__Your task__. Extract all lines that hold the string "chart".

>> START Material provided

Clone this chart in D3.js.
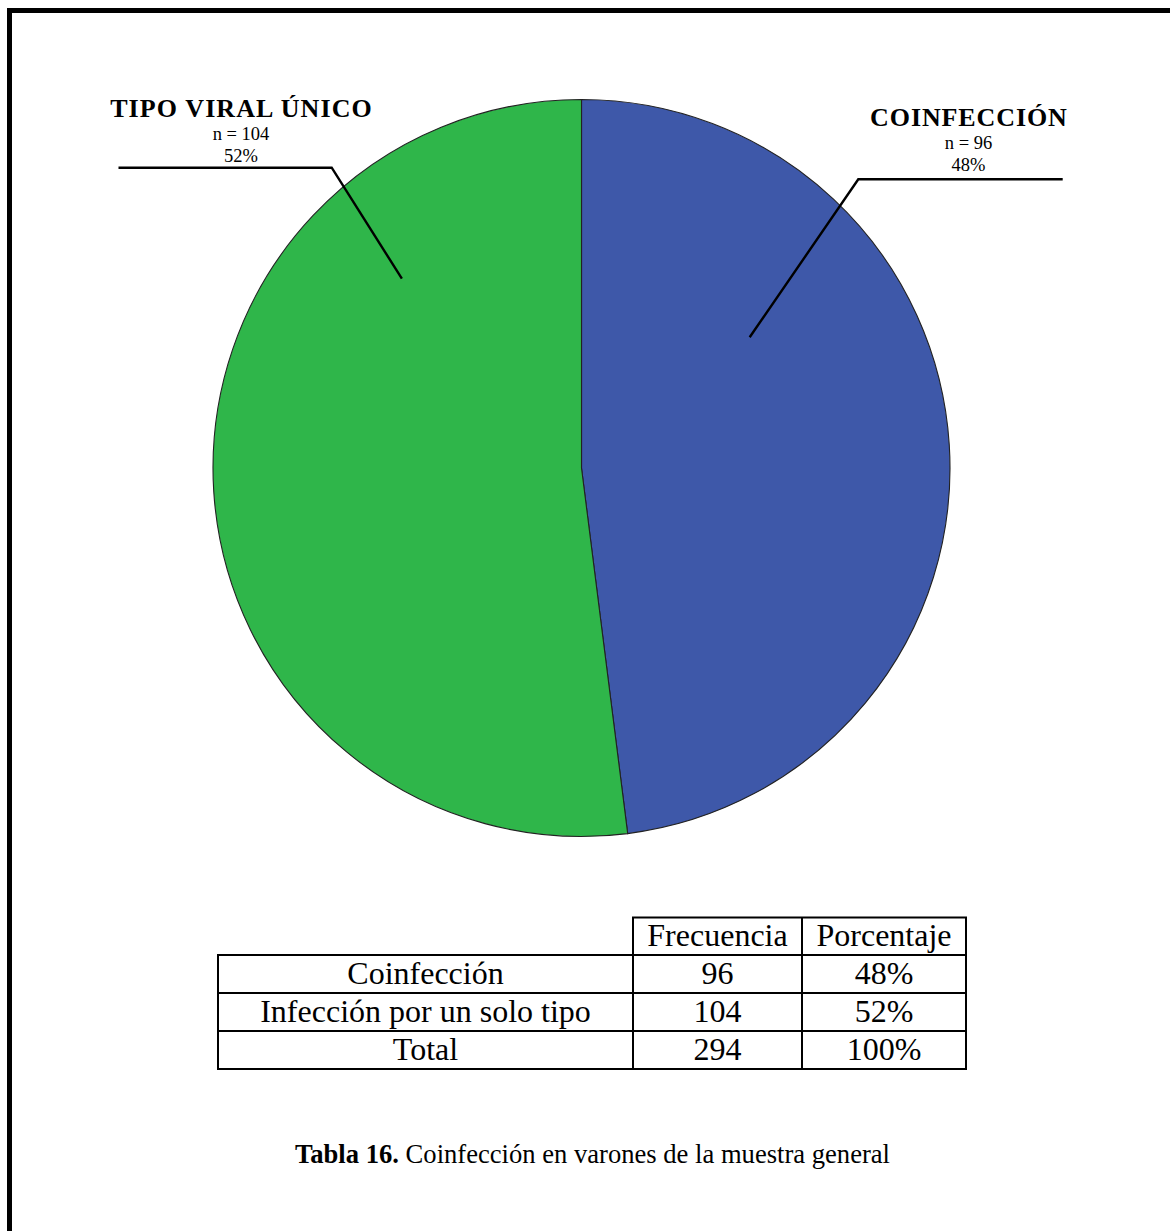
<!DOCTYPE html>
<html>
<head>
<meta charset="utf-8">
<script src="https://cdn.jsdelivr.net/npm/d3@7"></script>
<style>
  html, body { margin: 0; padding: 0; background: #fff; }
  svg { display: block; }
</style>
</head>
<body>
<svg id="chart" width="1170" height="1231"></svg>
<script>
// Pie data: infection type among men
const categories = ["COINFECCIÓN", "TIPO VIRAL ÚNICO"];
const counts = [96, 104];
const percents = [48, 52];
const colors = ["#3E58A9", "#2FB64A"];

// Summary table
const tableHeader = ["", "Frecuencia", "Porcentaje"];
const tableRows = ["Coinfección", "Infección por un solo tipo", "Total"];
const tableFreq = [96, 104, 294];
const tablePct = ["48%", "52%", "100%"];

const caption = { bold: "Tabla 16.", text: " Coinfección en varones de la muestra general" };

const svg = d3.select("#chart");
const W = 1170, H = 1231;
const SERIF = "'Liberation Serif', 'Times New Roman', Times, serif";

// page frame (top and left rules)
svg.append("rect").attr("x", 7).attr("y", 8).attr("width", W - 7).attr("height", 5).attr("fill", "#000");
svg.append("rect").attr("x", 7).attr("y", 8).attr("width", 5).attr("height", H - 8).attr("fill", "#000");

// ---- pie ----
const cx = 581.5, cy = 468, R = 368.5;
const pie = d3.pie().sort(null).startAngle(0).endAngle(2 * Math.PI);
const arcs = pie(counts);
const arc = d3.arc().innerRadius(0).outerRadius(R);

const g = svg.append("g").attr("transform", `translate(${cx},${cy})`);
g.selectAll("path.slice")
  .data(arcs)
  .join("path")
  .attr("class", "slice")
  .attr("d", arc)
  .attr("fill", (d, i) => colors[i])
  .attr("stroke", "#222")
  .attr("stroke-width", 1.1);

// leader lines: anchor inside slice (angle, radius), elbow, horizontal end
const leaders = [
  { anchor: [0.910, 213], elbow: [858.3, 179.3], end: 1062.7, label: [968.5, 125.5], spacing: 0.9 },
  { anchor: [-0.759, 261], elbow: [331.7, 167.7], end: 118.5, label: [241, 116.5], spacing: 1.1 }
];

leaders.forEach((L, i) => {
  const p = d3.pointRadial(L.anchor[0], L.anchor[1]);
  const pts = [[cx + p[0], cy + p[1]], L.elbow, [L.end, L.elbow[1]]];
  svg.append("path")
    .attr("d", d3.line()(pts))
    .attr("fill", "none")
    .attr("stroke", "#000")
    .attr("stroke-width", 2.4)
    .attr("stroke-linejoin", "miter");

  const t = svg.append("g").attr("font-family", SERIF)
    .attr("text-anchor", "middle").attr("fill", "#000");
  t.append("text").attr("x", L.label[0] + L.spacing / 2).attr("y", L.label[1])
    .attr("font-size", 26).attr("font-weight", "bold").attr("letter-spacing", L.spacing)
    .text(categories[i]);
  t.append("text").attr("x", L.label[0]).attr("y", L.label[1] + 23.5)
    .attr("font-size", 18.5).text(`n = ${counts[i]}`);
  t.append("text").attr("x", L.label[0]).attr("y", L.label[1] + 45)
    .attr("font-size", 18.5).text(`${percents[i]}%`);
});

// ---- table ----
const colX = [218, 633, 802, 966];
const rowY = [917.5, 955, 993, 1031, 1069];
const tg = svg.append("g");
const lineStyle = sel => sel.attr("stroke", "#000").attr("stroke-width", 2).attr("fill", "none");

// header box covers only the value columns
tg.append("rect").attr("x", colX[1]).attr("y", rowY[0]).attr("width", colX[3] - colX[1]).attr("height", rowY[1] - rowY[0]).call(lineStyle);
tg.append("line").attr("x1", colX[2]).attr("x2", colX[2]).attr("y1", rowY[0]).attr("y2", rowY[1]).call(lineStyle);
// body grid
tg.append("rect").attr("x", colX[0]).attr("y", rowY[1]).attr("width", colX[3] - colX[0]).attr("height", rowY[4] - rowY[1]).call(lineStyle);
[rowY[2], rowY[3]].forEach(y => tg.append("line").attr("x1", colX[0]).attr("x2", colX[3]).attr("y1", y).attr("y2", y).call(lineStyle));
[colX[1], colX[2]].forEach(x => tg.append("line").attr("x1", x).attr("x2", x).attr("y1", rowY[1]).attr("y2", rowY[4]).call(lineStyle));

const cellText = (col, row, txt) => tg.append("text")
  .attr("x", (colX[col] + colX[col + 1]) / 2)
  .attr("y", rowY[row + 1] - 9)
  .attr("text-anchor", "middle")
  .attr("font-family", SERIF)
  .attr("font-size", 32)
  .attr("fill", "#000")
  .text(txt);

cellText(1, 0, tableHeader[1]);
cellText(2, 0, tableHeader[2]);
tableRows.forEach((r, i) => {
  cellText(0, i + 1, r);
  cellText(1, i + 1, tableFreq[i]);
  cellText(2, i + 1, tablePct[i]);
});

// ---- caption ----
const cap = svg.append("text")
  .attr("x", 592.5).attr("y", 1163)
  .attr("text-anchor", "middle")
  .attr("font-family", SERIF)
  .attr("font-size", 26.6)
  .attr("fill", "#000");
cap.append("tspan").attr("font-weight", "bold").text(caption.bold);
cap.append("tspan").text(caption.text);
</script>
</body>
</html>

>> END Material provided

__Task response__.
Clone this chart in D3.js.
<svg id="chart" width="1170" height="1231"></svg>
const svg = d3.select("#chart");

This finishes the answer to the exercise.